Task to complete:
Retype the opening lines of the data exactly, stopping after the line that contains "y_ticks = [0, -2, -4, -6, -8, -10, -12, -14, -16]". Skip every picture.
⟨
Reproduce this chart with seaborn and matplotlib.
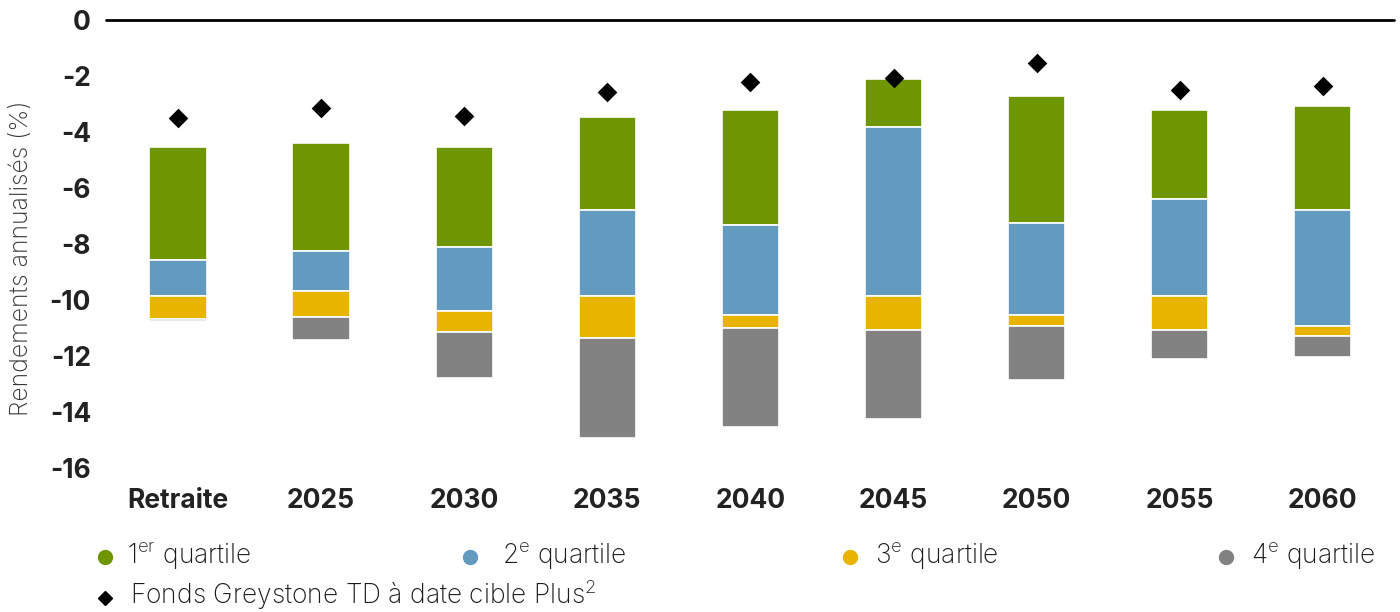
import matplotlib
matplotlib.use("Agg")
import matplotlib.pyplot as plt
from matplotlib.lines import Line2D
import seaborn as sns

# Annualised returns (%) by target date: quartile boundaries and fund result
categories = ["Retraite", "2025", "2030", "2035", "2040", "2045", "2050", "2055", "2060"]
q1_top = [-4.55, -4.40, -4.54, -3.47, -3.24, -2.11, -2.72, -3.24, -3.09]
q1_q2 = [-8.57, -8.26, -8.11, -6.80, -7.34, -3.84, -7.26, -6.42, -6.80]
q2_q3 = [-9.87, -9.70, -10.40, -9.86, -10.54, -9.86, -10.55, -9.86, -10.93]
q3_q4 = [-10.70, -10.61, -11.16, -11.39, -11.02, -11.09, -10.93, -11.09, -11.31]
q4_bottom = [-10.77, -11.45, -12.81, -14.96, -14.56, -14.26, -12.89, -12.14, -12.05]
fund = [-3.53, -3.15, -3.45, -2.58, -2.22, -2.08, -1.54, -2.53, -2.36]

y_ticks = [0, -2, -4, -6, -8, -10, -12, -14, -16]

quartile_labels = [r"1$^{\mathregular{er}}$ quartile", r"2$^{\mathregular{e}}$ quartile",
                   r"3$^{\mathregular{e}}$ quartile", r"4$^{\mathregular{e}}$ quartile"]
fund_label = r"Fonds Greystone TD à date cible Plus$^{\mathregular{2}}$"
y_label = "Rendements annualisés (%)"

colors = ["#6e9600", "#629ac0", "#e8b400", "#828282"]

sns.set_style("white")
plt.rcParams["font.family"] = ["Inter", "DejaVu Sans"]
plt.rcParams["axes.unicode_minus"] = False
plt.rcParams["mathtext.fontset"] = "custom"

fig = plt.figure(figsize=(14, 6.12), dpi=100)
ax = fig.add_axes([0.076, 0.236, 0.92, 0.732])

# Floating stacked segments: each quartile spans between two boundaries
bounds = [q1_top, q1_q2, q2_q3, q3_q4, q4_bottom]
for i, col in enumerate(colors):
    upper = bounds[i]
    lower = bounds[i + 1]
    heights = [u - l for u, l in zip(upper, lower)]
    sns.barplot(x=categories, y=heights, bottom=lower, color=col, width=0.4,
                errorbar=None, edgecolor="white", linewidth=1.2, saturation=1,
                ax=ax, zorder=2)

sns.stripplot(x=categories, y=fund, jitter=False, marker="D", color="black",
              size=10, linewidth=0, ax=ax, zorder=5)

ax.axhline(0, color="black", lw=2, zorder=3, clip_on=False)
ax.set_ylim(-16, 0)
ax.set_xlim(-0.5, len(categories) - 0.5)
ax.set_yticks(y_ticks)
ax.set_yticklabels([str(t) for t in y_ticks])
ax.tick_params(axis="both", length=0, labelsize=19, colors="#222222")
ax.tick_params(axis="y", pad=11)
ax.tick_params(axis="x", pad=15)
for lab in ax.get_xticklabels() + ax.get_yticklabels():
    lab.set_fontweight("bold")
ax.set_xlabel("")
ax.set_ylabel("")
for s in ax.spines.values():
    s.set_visible(False)

fig.text(22 / 1400, 1 - 258 / 612, y_label, rotation=90, ha="center", va="center",
         fontsize=17.8, color="#333333", fontweight="light")

# Legend laid out in figure pixels
W, H = 1400, 612
dot_x = [105, 470, 850, 1226]
txt_x = [127, 502, 875, 1251]
dot_y, base1 = 556.5, 563
dia_y, base2 = 598, 604
for dx, tx, col, lab in zip(dot_x, txt_x, colors, quartile_labels):
    fig.add_artist(Line2D([dx / W], [1 - dot_y / H], marker="o", color=col,
                          markersize=10, linestyle="none", transform=fig.transFigure))
    fig.text(tx / W, 1 - base1 / H, lab, ha="left", va="baseline", fontsize=19,
             color="#1a1a1a", fontweight="light")
fig.add_artist(Line2D([105 / W], [1 - dia_y / H], marker="D", color="black",
                      markersize=7.5, linestyle="none", transform=fig.transFigure))
fig.text(130 / W, 1 - base2 / H, fund_label, ha="left", va="baseline", fontsize=19,
         color="#1a1a1a", fontweight="light")

fig.savefig("out.png", dpi=100, facecolor="white")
⟩
The result:
Reproduce this chart with seaborn and matplotlib.
import matplotlib
matplotlib.use("Agg")
import matplotlib.pyplot as plt
from matplotlib.lines import Line2D
import seaborn as sns

# Annualised returns (%) by target date: quartile boundaries and fund result
categories = ["Retraite", "2025", "2030", "2035", "2040", "2045", "2050", "2055", "2060"]
q1_top = [-4.55, -4.40, -4.54, -3.47, -3.24, -2.11, -2.72, -3.24, -3.09]
q1_q2 = [-8.57, -8.26, -8.11, -6.80, -7.34, -3.84, -7.26, -6.42, -6.80]
q2_q3 = [-9.87, -9.70, -10.40, -9.86, -10.54, -9.86, -10.55, -9.86, -10.93]
q3_q4 = [-10.70, -10.61, -11.16, -11.39, -11.02, -11.09, -10.93, -11.09, -11.31]
q4_bottom = [-10.77, -11.45, -12.81, -14.96, -14.56, -14.26, -12.89, -12.14, -12.05]
fund = [-3.53, -3.15, -3.45, -2.58, -2.22, -2.08, -1.54, -2.53, -2.36]

y_ticks = [0, -2, -4, -6, -8, -10, -12, -14, -16]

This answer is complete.